##### DATA SECTION #####
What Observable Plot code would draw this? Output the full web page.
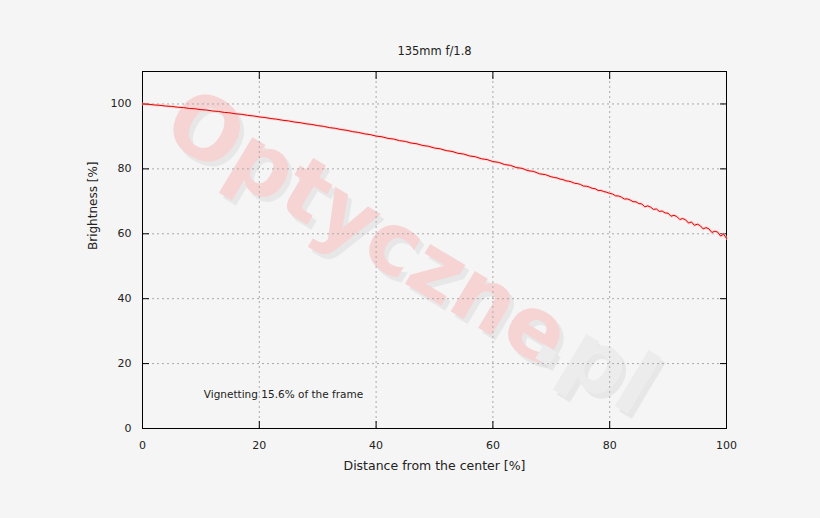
<!DOCTYPE html>
<html>
<head>
<meta charset="utf-8">
<script src="https://cdn.jsdelivr.net/npm/d3@7"></script>
<script src="https://cdn.jsdelivr.net/npm/@observablehq/plot@0.6"></script>
<style>
  html, body { margin: 0; padding: 0; background: #f5f5f5; }
  #chart { width: 820px; height: 518px; }
</style>
</head>
<body>
<div id="chart"></div>
<script>
// ---- data ----
const title = "135mm f/1.8";
const xLabel = "Distance from the center [%]";
const yLabel = "Brightness [%]";
const note = "Vignetting 15.6% of the frame";
const xTicks = [0, 20, 40, 60, 80, 100];
const yTicks = [0, 20, 40, 60, 80, 100];

// distance 0..70 step 1
const brightnessInner = [
  100.00, 99.90, 99.70, 99.58, 99.35, 99.24, 99.00, 98.88, 98.62, 98.51,
  98.25, 98.12, 97.83, 97.69, 97.40, 97.25, 96.95, 96.80, 96.49, 96.31,
  96.00, 95.82, 95.49, 95.30, 94.97, 94.78, 94.43, 94.23, 93.88, 93.68,
  93.33, 93.10, 92.71, 92.49, 92.11, 91.87, 91.46, 91.22, 90.80, 90.55,
  90.10, 89.88, 89.40, 89.18, 88.70, 88.46, 87.95, 87.71, 87.20, 86.95,
  86.41, 86.17, 85.62, 85.38, 84.80, 84.57, 83.98, 83.73, 83.12, 82.87,
  82.25, 81.99, 81.33, 81.08, 80.41, 80.16, 79.45, 79.20, 78.47, 78.22,
  77.55
];
// distance 70.5..100 step 0.5
const brightnessOuter = [
  77.35, 77.20, 76.85, 76.70, 76.30, 76.20, 75.95, 75.55, 75.45, 75.20,
  74.70, 74.65, 74.40, 74.00, 73.90, 73.35, 73.35, 73.00, 72.80, 72.45,
  72.25, 71.70, 71.65, 71.30, 70.70, 70.75, 70.40, 69.90, 69.85, 69.30,
  69.20, 68.30, 68.60, 68.20, 67.50, 67.65, 66.90, 67.00, 66.40, 66.35,
  65.40, 65.70, 65.30, 64.40, 64.70, 64.30, 63.30, 63.65, 62.60, 62.95,
  62.50, 61.50, 61.90, 61.50, 60.40, 60.80, 60.50, 59.30, 59.90, 58.60
];

const curve = [
  ...brightnessInner.map((b, i) => ({d: i, b})),
  ...brightnessOuter.map((b, i) => ({d: 70.5 + i * 0.5, b}))
];

const font = "DejaVu Sans, sans-serif";
const ink = "#222";

const plot = Plot.plot({
  width: 820,
  height: 518,
  marginLeft: 142,
  marginRight: 94,
  marginTop: 71,
  marginBottom: 90,
  style: {background: "#f5f5f5", fontFamily: font, fontSize: "11px", color: ink},
  x: {domain: [0, 100]},
  y: {domain: [0, 110]},
  marks: [
    // watermark
    Plot.text(["Optyczne"], {x: [38.5], y: [61.5], text: d => d, rotate: 31, fontSize: 86, fontWeight: "bold",
      fill: "#d8d8d8", fillOpacity: 0.45, fontFamily: font, dx: 4, dy: 5}),
    Plot.text(["Optyczne"], {x: [38.5], y: [61.5], text: d => d, rotate: 31, fontSize: 86, fontWeight: "bold",
      fill: "#f6d4d4", fontFamily: font}),
    Plot.text([".pl"], {x: [77.5], y: [20.5], text: d => d, rotate: 31, fontSize: 86, fontWeight: "bold",
      fill: "#d8d8d8", fillOpacity: 0.45, fontFamily: font, dx: 4, dy: 5}),
    Plot.text([".pl"], {x: [77.5], y: [20.5], text: d => d, rotate: 31, fontSize: 86, fontWeight: "bold",
      fill: "#ececec", fontFamily: font}),
    // grid
    Plot.gridX({ticks: xTicks, stroke: "#aaa", strokeOpacity: 1, strokeDasharray: "2,3"}),
    Plot.gridY({ticks: yTicks, stroke: "#aaa", strokeOpacity: 1, strokeDasharray: "2,3"}),
    // inner ticks
    Plot.axisY({ticks: yTicks, anchor: "left", tickSize: 7, dx: 7, text: null, label: null, stroke: "#000"}),
    Plot.axisY({ticks: yTicks, anchor: "right", tickSize: 7, dx: -7, text: null, label: null, stroke: "#000"}),
    Plot.axisX({ticks: xTicks, anchor: "bottom", tickSize: 7, dy: -7, text: null, label: null, stroke: "#000"}),
    Plot.axisX({ticks: xTicks, anchor: "top", tickSize: 7, dy: 7, text: null, label: null, stroke: "#000"}),
    // tick labels
    Plot.axisY({ticks: yTicks, anchor: "left", tickSize: 0, tickPadding: 11, label: null, fill: ink, fontSize: 11}),
    Plot.axisX({ticks: xTicks, anchor: "bottom", tickSize: 0, tickPadding: 13, label: null, fill: ink, fontSize: 11}),
    // frame
    Plot.frame({stroke: "#000", strokeWidth: 1}),
    // curve
    Plot.line(curve, {x: "d", y: "b", stroke: "#ffc4c4", strokeWidth: 3, strokeOpacity: 0.6}),
    Plot.line(curve, {x: "d", y: "b", stroke: "#e00000", strokeWidth: 1}),
    // annotation
    Plot.text([note], {x: [10.5], y: [10.5], text: d => d, textAnchor: "start", fill: ink, fontSize: 10.5}),
    // titles
    Plot.text([title], {frameAnchor: "top", dy: -25, text: d => d, fill: ink, fontSize: 11.5}),
    Plot.text([xLabel], {frameAnchor: "bottom", dy: 41, text: d => d, fill: ink, fontSize: 12.5}),
    Plot.text([yLabel], {frameAnchor: "left", dx: -49, rotate: -90, text: d => d, fill: ink, fontSize: 12})
  ]
});
document.getElementById("chart").appendChild(plot);
</script>
</body>
</html>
#####
EXERCISE INSTRUCTIONS: Word for word, quote the full listing, omitting every picture.

EXERCISE RESULT:
What Observable Plot code would draw this? Output the full web page.
<!DOCTYPE html>
<html>
<head>
<meta charset="utf-8">
<script src="https://cdn.jsdelivr.net/npm/d3@7"></script>
<script src="https://cdn.jsdelivr.net/npm/@observablehq/plot@0.6"></script>
<style>
  html, body { margin: 0; padding: 0; background: #f5f5f5; }
  #chart { width: 820px; height: 518px; }
</style>
</head>
<body>
<div id="chart"></div>
<script>
// ---- data ----
const title = "135mm f/1.8";
const xLabel = "Distance from the center [%]";
const yLabel = "Brightness [%]";
const note = "Vignetting 15.6% of the frame";
const xTicks = [0, 20, 40, 60, 80, 100];
const yTicks = [0, 20, 40, 60, 80, 100];

// distance 0..70 step 1
const brightnessInner = [
  100.00, 99.90, 99.70, 99.58, 99.35, 99.24, 99.00, 98.88, 98.62, 98.51,
  98.25, 98.12, 97.83, 97.69, 97.40, 97.25, 96.95, 96.80, 96.49, 96.31,
  96.00, 95.82, 95.49, 95.30, 94.97, 94.78, 94.43, 94.23, 93.88, 93.68,
  93.33, 93.10, 92.71, 92.49, 92.11, 91.87, 91.46, 91.22, 90.80, 90.55,
  90.10, 89.88, 89.40, 89.18, 88.70, 88.46, 87.95, 87.71, 87.20, 86.95,
  86.41, 86.17, 85.62, 85.38, 84.80, 84.57, 83.98, 83.73, 83.12, 82.87,
  82.25, 81.99, 81.33, 81.08, 80.41, 80.16, 79.45, 79.20, 78.47, 78.22,
  77.55
];
// distance 70.5..100 step 0.5
const brightnessOuter = [
  77.35, 77.20, 76.85, 76.70, 76.30, 76.20, 75.95, 75.55, 75.45, 75.20,
  74.70, 74.65, 74.40, 74.00, 73.90, 73.35, 73.35, 73.00, 72.80, 72.45,
  72.25, 71.70, 71.65, 71.30, 70.70, 70.75, 70.40, 69.90, 69.85, 69.30,
  69.20, 68.30, 68.60, 68.20, 67.50, 67.65, 66.90, 67.00, 66.40, 66.35,
  65.40, 65.70, 65.30, 64.40, 64.70, 64.30, 63.30, 63.65, 62.60, 62.95,
  62.50, 61.50, 61.90, 61.50, 60.40, 60.80, 60.50, 59.30, 59.90, 58.60
];

const curve = [
  ...brightnessInner.map((b, i) => ({d: i, b})),
  ...brightnessOuter.map((b, i) => ({d: 70.5 + i * 0.5, b}))
];

const font = "DejaVu Sans, sans-serif";
const ink = "#222";

const plot = Plot.plot({
  width: 820,
  height: 518,
  marginLeft: 142,
  marginRight: 94,
  marginTop: 71,
  marginBottom: 90,
  style: {background: "#f5f5f5", fontFamily: font, fontSize: "11px", color: ink},
  x: {domain: [0, 100]},
  y: {domain: [0, 110]},
  marks: [
    // watermark
    Plot.text(["Optyczne"], {x: [38.5], y: [61.5], text: d => d, rotate: 31, fontSize: 86, fontWeight: "bold",
      fill: "#d8d8d8", fillOpacity: 0.45, fontFamily: font, dx: 4, dy: 5}),
    Plot.text(["Optyczne"], {x: [38.5], y: [61.5], text: d => d, rotate: 31, fontSize: 86, fontWeight: "bold",
      fill: "#f6d4d4", fontFamily: font}),
    Plot.text([".pl"], {x: [77.5], y: [20.5], text: d => d, rotate: 31, fontSize: 86, fontWeight: "bold",
      fill: "#d8d8d8", fillOpacity: 0.45, fontFamily: font, dx: 4, dy: 5}),
    Plot.text([".pl"], {x: [77.5], y: [20.5], text: d => d, rotate: 31, fontSize: 86, fontWeight: "bold",
      fill: "#ececec", fontFamily: font}),
    // grid
    Plot.gridX({ticks: xTicks, stroke: "#aaa", strokeOpacity: 1, strokeDasharray: "2,3"}),
    Plot.gridY({ticks: yTicks, stroke: "#aaa", strokeOpacity: 1, strokeDasharray: "2,3"}),
    // inner ticks
    Plot.axisY({ticks: yTicks, anchor: "left", tickSize: 7, dx: 7, text: null, label: null, stroke: "#000"}),
    Plot.axisY({ticks: yTicks, anchor: "right", tickSize: 7, dx: -7, text: null, label: null, stroke: "#000"}),
    Plot.axisX({ticks: xTicks, anchor: "bottom", tickSize: 7, dy: -7, text: null, label: null, stroke: "#000"}),
    Plot.axisX({ticks: xTicks, anchor: "top", tickSize: 7, dy: 7, text: null, label: null, stroke: "#000"}),
    // tick labels
    Plot.axisY({ticks: yTicks, anchor: "left", tickSize: 0, tickPadding: 11, label: null, fill: ink, fontSize: 11}),
    Plot.axisX({ticks: xTicks, anchor: "bottom", tickSize: 0, tickPadding: 13, label: null, fill: ink, fontSize: 11}),
    // frame
    Plot.frame({stroke: "#000", strokeWidth: 1}),
    // curve
    Plot.line(curve, {x: "d", y: "b", stroke: "#ffc4c4", strokeWidth: 3, strokeOpacity: 0.6}),
    Plot.line(curve, {x: "d", y: "b", stroke: "#e00000", strokeWidth: 1}),
    // annotation
    Plot.text([note], {x: [10.5], y: [10.5], text: d => d, textAnchor: "start", fill: ink, fontSize: 10.5}),
    // titles
    Plot.text([title], {frameAnchor: "top", dy: -25, text: d => d, fill: ink, fontSize: 11.5}),
    Plot.text([xLabel], {frameAnchor: "bottom", dy: 41, text: d => d, fill: ink, fontSize: 12.5}),
    Plot.text([yLabel], {frameAnchor: "left", dx: -49, rotate: -90, text: d => d, fill: ink, fontSize: 12})
  ]
});
document.getElementById("chart").appendChild(plot);
</script>
</body>
</html>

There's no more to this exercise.